Tens Of Thousands Still Without Power Thanks To Rain-Related Outages
Monday morning's "rain" has not been kind to the city's power grid, leaving approximately 23,000 customers Los Angeles Department of Water and Power customers without power, as of this morning. There were possibly up to 20 transformer and utility pole fires, according to the LADWP, reports CBS 2. This meant that a whole lot of customers were without power, with the hardest hit areas being San Pedro, Hollywood, and Venice. As of 8:30 a.m., 7,900 residents in Venice were without power. Another 2,000 residents in Hollywood woke up to find that their light bulbs were off.
Areas around the county that are serviced by Southern California Edison are facing similar issues with electricity. According to the SCE website, nearly 1300 customers were without power in Montebello in the wee hours this morning, but electricity was mostly restored by 6:30 a.m.. Currently, 553 customers in Monterey Park are without power, and another 900 customers out in Oxnard are without electricity. Drivers, in case you haven't noticed, aren't doing too great either—the California Highway Patrol reported 142 calls for service during the four-hour period between 2 a.m. and 6 a.m. this morning.
If you're assuming that the problems have something to do with the rain, you're not off the mark. While workers from the LADWP and SoCal Edison are still determining the causes of each outage, spokespersons from both agencies say that the rain may have been a factor. As stated in a LADWP release, the rain may cause tree branches and palm fronds to fall on power lines. And, according to Mary Ann Milbourne, a spokesperson at SCE, the outages may be due to a phenomenon called arcing, which basically means that the electricity causes a burst of heat. Arcing may be facilitated when rain water comes into contact with the dirt and debris that have accumulated on the power lines over time.

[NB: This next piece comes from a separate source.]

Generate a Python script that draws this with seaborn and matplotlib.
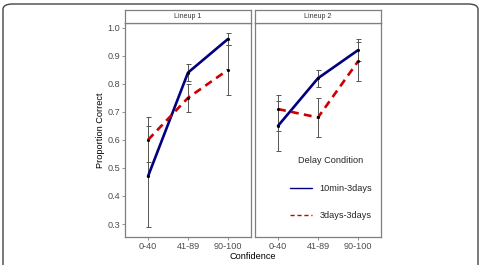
import numpy as np
import pandas as pd
import matplotlib
matplotlib.use('Agg')
from matplotlib import pyplot as plt
from matplotlib.lines import Line2D
from matplotlib.patches import FancyBboxPatch
import seaborn as sns

sns.set_style('white')
plt.rcParams['font.family'] = ['Liberation Sans', 'DejaVu Sans']

confidence = ['0-40', '41-89', '90-100']
conditions = ['10min-3days', '3days-3days']
lineups = ['Lineup 1', 'Lineup 2']

# means and error bar limits, per lineup, per condition
l1_fast = [0.47, 0.84, 0.96]
l1_fast_lo = [0.29, 0.81, 0.94]
l1_fast_hi = [0.65, 0.87, 0.98]
l1_slow = [0.60, 0.75, 0.85]
l1_slow_lo = [0.52, 0.70, 0.76]
l1_slow_hi = [0.68, 0.80, 0.94]

l2_fast = [0.65, 0.82, 0.92]
l2_fast_lo = [0.56, 0.79, 0.88]
l2_fast_hi = [0.74, 0.85, 0.96]
l2_slow = [0.71, 0.68, 0.88]
l2_slow_lo = [0.63, 0.61, 0.81]
l2_slow_hi = [0.76, 0.75, 0.95]

rows = []
for lu, series in zip(lineups, [[(l1_fast, l1_fast_lo, l1_fast_hi), (l1_slow, l1_slow_lo, l1_slow_hi)],
                                [(l2_fast, l2_fast_lo, l2_fast_hi), (l2_slow, l2_slow_lo, l2_slow_hi)]]):
    for cond, (m, lo, hi) in zip(conditions, series):
        for i, c in enumerate(confidence):
            rows.append([lu, c, i, cond, m[i], lo[i], hi[i]])
df = pd.DataFrame(rows, columns=['lineup', 'conf', 'xi', 'cond', 'prop', 'lo', 'hi'])

pal = {'10min-3days': '#000080', '3days-3days': '#CC0000'}
dashes = {'10min-3days': '', '3days-3days': (3, 2)}
W, H = 483, 265
fig = plt.figure(figsize=(W / 100, H / 100), dpi=100)

fig.patches.append(FancyBboxPatch((3 / W, -0.2), 475 / W, 1.2 - 4 / H,
                                  boxstyle='round,pad=0,rounding_size=0.02',
                                  transform=fig.transFigure, fill=False,
                                  edgecolor='#444444', linewidth=1.0))

gray = '#7f7f7f'
fs = 6.6
for k, (lu, left) in enumerate(zip(lineups, [125, 255])):
    ax = fig.add_axes([left / W, 28 / H, 126 / W, 214 / H])
    sub = df[df['lineup'] == lu]
    for cond in conditions:
        s = sub[sub['cond'] == cond]
        ax.errorbar(s['xi'], s['prop'], yerr=[s['prop'] - s['lo'], s['hi'] - s['prop']],
                    fmt='none', ecolor='#555555', elinewidth=0.7, capsize=1.8, capthick=0.7, zorder=1)
    sns.lineplot(data=sub, x='xi', y='prop', hue='cond', style='cond', palette=pal,
                 dashes=dashes, linewidth=1.9, legend=False, ax=ax, zorder=2)
    ax.scatter(sub['xi'], sub['prop'], s=1.5, color='black', zorder=3)
    ax.set_xlim(-0.575, 2.575)
    ax.set_ylim(0.2537, 1.017)
    ax.set_xticks(range(3))
    ax.set_xticklabels(confidence)
    ax.set_yticks(np.arange(0.3, 1.01, 0.1))
    ax.set_yticklabels(['%.1f' % v for v in np.arange(0.3, 1.01, 0.1)])
    ax.tick_params(axis='both', labelsize=fs, labelcolor='#4D4D4D', color=gray,
                   length=2, width=0.6, pad=1.5, bottom=True, left=(k == 0))
    if k == 1:
        ax.set_yticklabels([])
    ax.set_xlabel('')
    ax.set_ylabel('')
    for sp in ax.spines.values():
        sp.set_color(gray)
        sp.set_linewidth(0.9)
    strip = fig.add_axes([left / W, 242 / H, 126 / W, 13 / H])
    strip.set_xticks([])
    strip.set_yticks([])
    for sp in strip.spines.values():
        sp.set_color(gray)
        sp.set_linewidth(0.9)
    strip.text(0.5, 0.5, lu, ha='center', va='center', fontsize=5, color='#333333',
               transform=strip.transAxes)
    if k == 0:
        ax.set_ylabel('Proportion Correct', fontsize=fs, color='black', labelpad=2)
    else:
        handles = [Line2D([], [], color=pal[conditions[0]], lw=1.0),
                   Line2D([], [], color=pal[conditions[1]], lw=1.0, dashes=(3, 2))]
        leg = ax.legend(handles, conditions, title='Delay Condition', loc='center',
                        bbox_to_anchor=(331 / W, 77 / H), bbox_transform=fig.transFigure,
                        frameon=False, fontsize=fs, title_fontsize=fs, handlelength=2.4,
                        labelspacing=2.0, handletextpad=0.8)
        leg._legend_box.sep = 14

fig.text(253 / W, 4 / H, 'Confidence', ha='center', va='bottom', fontsize=fs, color='black')
fig.savefig('out.png', dpi=100)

One resident out in Venice posted a couple pictures of a transformer that's seemingly on fire:
The big question, of course, is when the power will come back to your area. That's hard to say, as crews are scrambling across the county to tackle each power outage. At around 7:30 a.m., Los Angeles Daily News reported that a LADWP spokesperson said that the issues should be corrected within 10 to 12 hours. For areas covered by the SCE, many of the outages have already been fixed earlier on Monday morning. Though, for cities like Monterey Park and Malibu, power isn't expected to be fully restored until the late afternoon. You can check out this map to get an estimate on when your area will be back to normal.
Milbourne tells LAist that it's hard to get a timetable on when the repairs will be done. "The outages come and go all day long. It depends on how serious the damage is, and the location. Some places, if it's far out, it may be hard to get a line out there to restore power," said Milbourne.
As for what customers should do during an outage, the details should come as no surprise. Milbourne's most urgent warning is for people to avoid downed power lines. She also advises customers to use flashlights, rather than candles, so as to avoid a fire hazard.